§ Recorded data:
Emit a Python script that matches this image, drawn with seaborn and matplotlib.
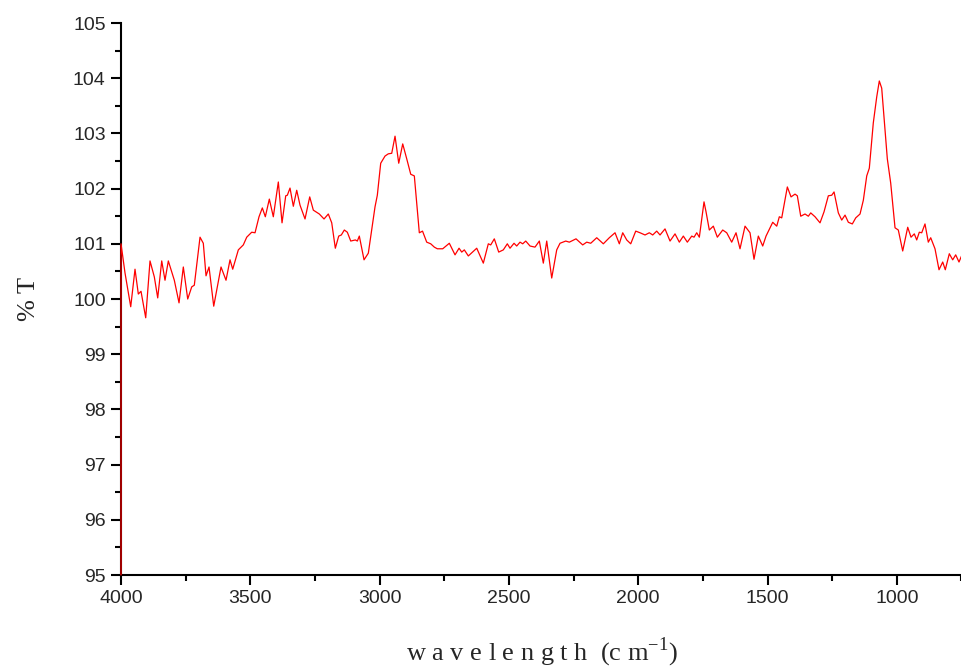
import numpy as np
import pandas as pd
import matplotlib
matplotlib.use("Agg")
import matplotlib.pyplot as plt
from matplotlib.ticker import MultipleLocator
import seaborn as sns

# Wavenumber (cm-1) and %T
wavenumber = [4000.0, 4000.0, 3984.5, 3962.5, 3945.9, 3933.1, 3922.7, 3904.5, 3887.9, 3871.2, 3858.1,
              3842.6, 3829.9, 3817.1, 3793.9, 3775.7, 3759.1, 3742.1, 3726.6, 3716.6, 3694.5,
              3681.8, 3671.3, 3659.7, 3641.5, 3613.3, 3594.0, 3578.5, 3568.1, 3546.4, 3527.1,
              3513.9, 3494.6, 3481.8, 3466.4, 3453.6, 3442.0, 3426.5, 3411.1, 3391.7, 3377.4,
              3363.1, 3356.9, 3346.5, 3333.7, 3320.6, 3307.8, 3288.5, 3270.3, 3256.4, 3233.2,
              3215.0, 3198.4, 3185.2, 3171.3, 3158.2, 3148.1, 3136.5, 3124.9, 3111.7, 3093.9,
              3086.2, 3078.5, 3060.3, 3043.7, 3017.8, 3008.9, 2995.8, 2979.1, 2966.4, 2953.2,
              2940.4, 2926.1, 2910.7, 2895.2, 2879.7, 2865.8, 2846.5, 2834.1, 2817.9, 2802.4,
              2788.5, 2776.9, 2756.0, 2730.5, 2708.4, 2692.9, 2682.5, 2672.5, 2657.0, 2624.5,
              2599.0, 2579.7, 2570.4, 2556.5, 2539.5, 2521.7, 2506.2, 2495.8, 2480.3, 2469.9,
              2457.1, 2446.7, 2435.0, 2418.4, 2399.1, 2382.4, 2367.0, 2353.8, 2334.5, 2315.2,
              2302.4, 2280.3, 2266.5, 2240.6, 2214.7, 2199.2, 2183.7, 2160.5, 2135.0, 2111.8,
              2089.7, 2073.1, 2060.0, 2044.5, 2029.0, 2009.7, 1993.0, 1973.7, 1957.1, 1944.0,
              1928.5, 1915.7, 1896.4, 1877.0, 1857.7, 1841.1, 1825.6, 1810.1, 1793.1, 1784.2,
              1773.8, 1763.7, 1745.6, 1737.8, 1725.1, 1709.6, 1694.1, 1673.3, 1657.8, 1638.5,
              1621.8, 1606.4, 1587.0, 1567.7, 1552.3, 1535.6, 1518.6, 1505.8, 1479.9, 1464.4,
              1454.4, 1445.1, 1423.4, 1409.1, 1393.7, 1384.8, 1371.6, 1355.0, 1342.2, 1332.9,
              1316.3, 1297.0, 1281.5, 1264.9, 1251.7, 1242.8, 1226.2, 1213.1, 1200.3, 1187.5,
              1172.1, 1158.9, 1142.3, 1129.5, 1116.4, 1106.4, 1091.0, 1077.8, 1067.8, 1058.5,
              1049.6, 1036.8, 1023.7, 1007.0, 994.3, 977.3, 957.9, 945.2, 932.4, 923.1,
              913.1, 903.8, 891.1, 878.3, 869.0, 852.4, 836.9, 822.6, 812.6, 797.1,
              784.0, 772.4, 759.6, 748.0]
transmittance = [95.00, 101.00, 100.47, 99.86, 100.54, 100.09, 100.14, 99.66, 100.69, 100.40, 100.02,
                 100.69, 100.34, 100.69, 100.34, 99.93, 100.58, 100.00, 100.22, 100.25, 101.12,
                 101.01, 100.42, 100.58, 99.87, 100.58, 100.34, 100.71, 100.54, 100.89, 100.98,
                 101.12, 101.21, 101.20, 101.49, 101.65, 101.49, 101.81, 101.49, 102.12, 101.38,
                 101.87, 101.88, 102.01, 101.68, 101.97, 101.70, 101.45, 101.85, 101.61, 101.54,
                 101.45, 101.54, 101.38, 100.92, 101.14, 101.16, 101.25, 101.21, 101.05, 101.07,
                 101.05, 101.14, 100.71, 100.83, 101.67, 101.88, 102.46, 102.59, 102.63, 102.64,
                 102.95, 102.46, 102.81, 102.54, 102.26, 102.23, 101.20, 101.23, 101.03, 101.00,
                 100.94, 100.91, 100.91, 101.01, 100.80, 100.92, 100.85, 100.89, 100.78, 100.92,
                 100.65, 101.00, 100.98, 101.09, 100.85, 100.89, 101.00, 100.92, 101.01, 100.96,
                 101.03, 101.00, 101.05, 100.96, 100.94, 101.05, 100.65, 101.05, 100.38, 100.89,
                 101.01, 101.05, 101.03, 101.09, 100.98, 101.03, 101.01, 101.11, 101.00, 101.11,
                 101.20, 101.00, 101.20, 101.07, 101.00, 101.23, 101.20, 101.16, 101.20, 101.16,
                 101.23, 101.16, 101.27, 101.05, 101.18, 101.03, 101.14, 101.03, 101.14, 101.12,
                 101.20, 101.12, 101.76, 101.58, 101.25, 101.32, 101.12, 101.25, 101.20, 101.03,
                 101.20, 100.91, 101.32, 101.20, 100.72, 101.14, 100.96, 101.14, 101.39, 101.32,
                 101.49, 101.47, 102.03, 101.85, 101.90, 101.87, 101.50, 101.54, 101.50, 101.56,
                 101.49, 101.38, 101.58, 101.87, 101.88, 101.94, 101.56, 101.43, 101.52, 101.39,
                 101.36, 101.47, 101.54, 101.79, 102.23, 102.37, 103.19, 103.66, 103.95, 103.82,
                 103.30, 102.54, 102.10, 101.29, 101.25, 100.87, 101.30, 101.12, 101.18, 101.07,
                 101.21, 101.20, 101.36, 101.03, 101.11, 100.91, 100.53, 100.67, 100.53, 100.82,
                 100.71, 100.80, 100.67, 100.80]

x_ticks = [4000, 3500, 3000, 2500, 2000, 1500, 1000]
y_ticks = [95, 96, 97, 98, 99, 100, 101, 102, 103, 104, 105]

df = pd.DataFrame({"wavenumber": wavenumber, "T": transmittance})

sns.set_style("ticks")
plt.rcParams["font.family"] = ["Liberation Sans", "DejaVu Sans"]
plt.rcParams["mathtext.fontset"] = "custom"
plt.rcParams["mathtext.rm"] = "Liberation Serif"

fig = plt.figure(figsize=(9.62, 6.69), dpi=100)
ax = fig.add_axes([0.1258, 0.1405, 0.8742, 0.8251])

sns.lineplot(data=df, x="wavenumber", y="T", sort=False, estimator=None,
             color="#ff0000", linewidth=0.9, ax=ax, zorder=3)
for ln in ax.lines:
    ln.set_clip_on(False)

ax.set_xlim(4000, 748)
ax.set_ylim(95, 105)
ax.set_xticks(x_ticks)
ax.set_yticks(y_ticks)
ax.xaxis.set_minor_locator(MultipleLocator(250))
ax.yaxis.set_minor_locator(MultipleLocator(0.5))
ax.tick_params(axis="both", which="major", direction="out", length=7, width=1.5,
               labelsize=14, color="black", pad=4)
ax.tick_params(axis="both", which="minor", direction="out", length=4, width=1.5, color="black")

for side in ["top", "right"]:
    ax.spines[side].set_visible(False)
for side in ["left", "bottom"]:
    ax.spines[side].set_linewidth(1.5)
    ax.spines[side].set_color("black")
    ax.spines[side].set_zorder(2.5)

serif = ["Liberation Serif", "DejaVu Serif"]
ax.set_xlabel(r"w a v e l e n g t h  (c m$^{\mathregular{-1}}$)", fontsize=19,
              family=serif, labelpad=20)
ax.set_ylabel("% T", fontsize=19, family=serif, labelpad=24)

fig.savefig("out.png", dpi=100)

§ Problem details:
From the first line of the listing above, repeat every line through the one holding "import seaborn as sns". Both ends count, and pictures stay out.

§ Solution to the problem:
Emit a Python script that matches this image, drawn with seaborn and matplotlib.
import numpy as np
import pandas as pd
import matplotlib
matplotlib.use("Agg")
import matplotlib.pyplot as plt
from matplotlib.ticker import MultipleLocator
import seaborn as sns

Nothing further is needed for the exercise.